▶ [What is expected]:
Leave out the images; return the rest of the data exactly.

▶ [Source excerpt]:

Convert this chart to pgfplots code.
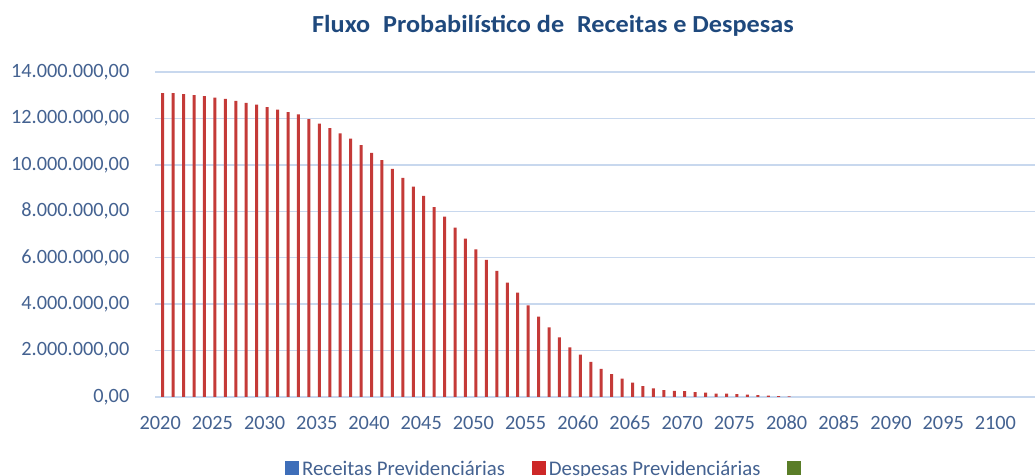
\documentclass[border=0pt]{standalone}
\usepackage{fontspec}
\setmainfont{Carlito}
\usepackage{graphicx}
\usepackage{pgfplots}
\pgfplotsset{compat=1.18}
\definecolor{titleblue}{RGB}{31,73,125}
\definecolor{tickblue}{RGB}{68,98,145}
\definecolor{gridblue}{RGB}{200,216,238}
\definecolor{barred}{RGB}{196,58,56}
\definecolor{legblue}{RGB}{62,110,185}
\definecolor{legred}{RGB}{205,40,40}
\definecolor{leggreen}{RGB}{90,125,40}
\begin{document}
\begin{tikzpicture}
\useasboundingbox (0pt,0pt) rectangle (1035pt,476pt);
\clip (0pt,0pt) rectangle (1035pt,476pt);
\fill[white] (0pt,0pt) rectangle (1035pt,476pt);
\node[anchor=base west, inner sep=0pt, font=\bfseries\fontsize{24.5}{26}\selectfont, text=titleblue] at (312pt,443.7pt) {\scalebox{1.07}[1]{Fluxo\hspace{12pt}Probabilístico\hspace{5.5pt}de\hspace{12pt}Receitas e Despesas}};
\begin{axis}[
  at={(155pt,79pt)}, anchor=south west,
  scale only axis, width=880pt, height=325pt,
  xmin=2019.5, xmax=2103.79, ymin=0, ymax=14000000,
  ybar, bar width=3pt,
  axis line style={draw=none},
  major tick length=0pt,
  ytick={0,2000000,4000000,6000000,8000000,10000000,12000000,14000000},
  xtick={2020,2025,...,2100},
  ymajorgrids, grid style={gridblue, line width=1.5pt},
  scaled y ticks=false,
  tick label style={font=\fontsize{20.3}{21}\selectfont, text=tickblue},
  yticklabel style={anchor=east, inner sep=0pt, xshift=-25.5pt,
    /pgf/number format/.cd, fixed, fixed zerofill, precision=2, 1000 sep={.}, dec sep={,}, assume math mode=true},
  xticklabel style={anchor=base, inner sep=0pt, yshift=-32.5pt,
    /pgf/number format/.cd, 1000 sep={}, assume math mode=true},
  legend columns=3,
  legend style={draw=none, fill=none, inner sep=0pt, at={(0.1477,-0.2214)}, anchor=west,
    font=\fontsize{20.8}{21}\selectfont, text=tickblue,
    nodes={inner sep=3pt},
    /tikz/every even column/.append style={column sep=24pt}},
  legend image code/.code={\fill[#1] (0pt,-6pt) rectangle (14pt,8pt);},
]
\addplot[forget plot, fill=barred, draw=none] coordinates {
(2020,13090000) (2021,13090000) (2022,13050000) (2023,13000000) (2024,12960000)
(2025,12900000) (2026,12840000) (2027,12760000) (2028,12670000) (2029,12590000)
(2030,12490000) (2031,12380000) (2032,12270000) (2033,12170000) (2034,11970000)
(2035,11780000) (2036,11580000) (2037,11360000) (2038,11130000) (2039,10850000)
(2040,10520000) (2041,10200000) (2042,9830000) (2043,9440000) (2044,9060000)
(2045,8660000) (2046,8180000) (2047,7770000) (2048,7300000) (2049,6820000)
(2050,6360000) (2051,5910000) (2052,5430000) (2053,4930000) (2054,4500000)
(2055,3950000) (2056,3460000) (2057,3000000) (2058,2570000) (2059,2140000)
(2060,1820000) (2061,1510000) (2062,1210000) (2063,990000) (2064,790000)
(2065,620000) (2066,470000) (2067,370000) (2068,300000) (2069,260000)
(2070,250000) (2071,210000) (2072,190000) (2073,150000) (2074,140000)
(2075,120000) (2076,100000) (2077,80000) (2078,60000) (2079,40000)
(2080,30000)
};
\addlegendimage{fill=legblue, draw=none}
\addlegendentry{Receitas Previdenciárias}
\addlegendimage{fill=legred, draw=none}
\addlegendentry{Despesas Previdenciárias}
\addlegendimage{fill=leggreen, draw=none}
\addlegendentry{}
\end{axis}
\end{tikzpicture}
\end{document}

▶ [The result]:
Convert this chart to pgfplots code.
\documentclass[border=0pt]{standalone}
\usepackage{fontspec}
\setmainfont{Carlito}
\usepackage{graphicx}
\usepackage{pgfplots}
\pgfplotsset{compat=1.18}
\definecolor{titleblue}{RGB}{31,73,125}
\definecolor{tickblue}{RGB}{68,98,145}
\definecolor{gridblue}{RGB}{200,216,238}
\definecolor{barred}{RGB}{196,58,56}
\definecolor{legblue}{RGB}{62,110,185}
\definecolor{legred}{RGB}{205,40,40}
\definecolor{leggreen}{RGB}{90,125,40}
\begin{document}
\begin{tikzpicture}
\useasboundingbox (0pt,0pt) rectangle (1035pt,476pt);
\clip (0pt,0pt) rectangle (1035pt,476pt);
\fill[white] (0pt,0pt) rectangle (1035pt,476pt);
\node[anchor=base west, inner sep=0pt, font=\bfseries\fontsize{24.5}{26}\selectfont, text=titleblue] at (312pt,443.7pt) {\scalebox{1.07}[1]{Fluxo\hspace{12pt}Probabilístico\hspace{5.5pt}de\hspace{12pt}Receitas e Despesas}};
\begin{axis}[
  at={(155pt,79pt)}, anchor=south west,
  scale only axis, width=880pt, height=325pt,
  xmin=2019.5, xmax=2103.79, ymin=0, ymax=14000000,
  ybar, bar width=3pt,
  axis line style={draw=none},
  major tick length=0pt,
  ytick={0,2000000,4000000,6000000,8000000,10000000,12000000,14000000},
  xtick={2020,2025,...,2100},
  ymajorgrids, grid style={gridblue, line width=1.5pt},
  scaled y ticks=false,
  tick label style={font=\fontsize{20.3}{21}\selectfont, text=tickblue},
  yticklabel style={anchor=east, inner sep=0pt, xshift=-25.5pt,
    /pgf/number format/.cd, fixed, fixed zerofill, precision=2, 1000 sep={.}, dec sep={,}, assume math mode=true},
  xticklabel style={anchor=base, inner sep=0pt, yshift=-32.5pt,
    /pgf/number format/.cd, 1000 sep={}, assume math mode=true},
  legend columns=3,
  legend style={draw=none, fill=none, inner sep=0pt, at={(0.1477,-0.2214)}, anchor=west,
    font=\fontsize{20.8}{21}\selectfont, text=tickblue,
    nodes={inner sep=3pt},
    /tikz/every even column/.append style={column sep=24pt}},
  legend image code/.code={\fill[#1] (0pt,-6pt) rectangle (14pt,8pt);},
]
\addplot[forget plot, fill=barred, draw=none] coordinates {
(2020,13090000) (2021,13090000) (2022,13050000) (2023,13000000) (2024,12960000)
(2025,12900000) (2026,12840000) (2027,12760000) (2028,12670000) (2029,12590000)
(2030,12490000) (2031,12380000) (2032,12270000) (2033,12170000) (2034,11970000)
(2035,11780000) (2036,11580000) (2037,11360000) (2038,11130000) (2039,10850000)
(2040,10520000) (2041,10200000) (2042,9830000) (2043,9440000) (2044,9060000)
(2045,8660000) (2046,8180000) (2047,7770000) (2048,7300000) (2049,6820000)
(2050,6360000) (2051,5910000) (2052,5430000) (2053,4930000) (2054,4500000)
(2055,3950000) (2056,3460000) (2057,3000000) (2058,2570000) (2059,2140000)
(2060,1820000) (2061,1510000) (2062,1210000) (2063,990000) (2064,790000)
(2065,620000) (2066,470000) (2067,370000) (2068,300000) (2069,260000)
(2070,250000) (2071,210000) (2072,190000) (2073,150000) (2074,140000)
(2075,120000) (2076,100000) (2077,80000) (2078,60000) (2079,40000)
(2080,30000)
};
\addlegendimage{fill=legblue, draw=none}
\addlegendentry{Receitas Previdenciárias}
\addlegendimage{fill=legred, draw=none}
\addlegendentry{Despesas Previdenciárias}
\addlegendimage{fill=leggreen, draw=none}
\addlegendentry{}
\end{axis}
\end{tikzpicture}
\end{document}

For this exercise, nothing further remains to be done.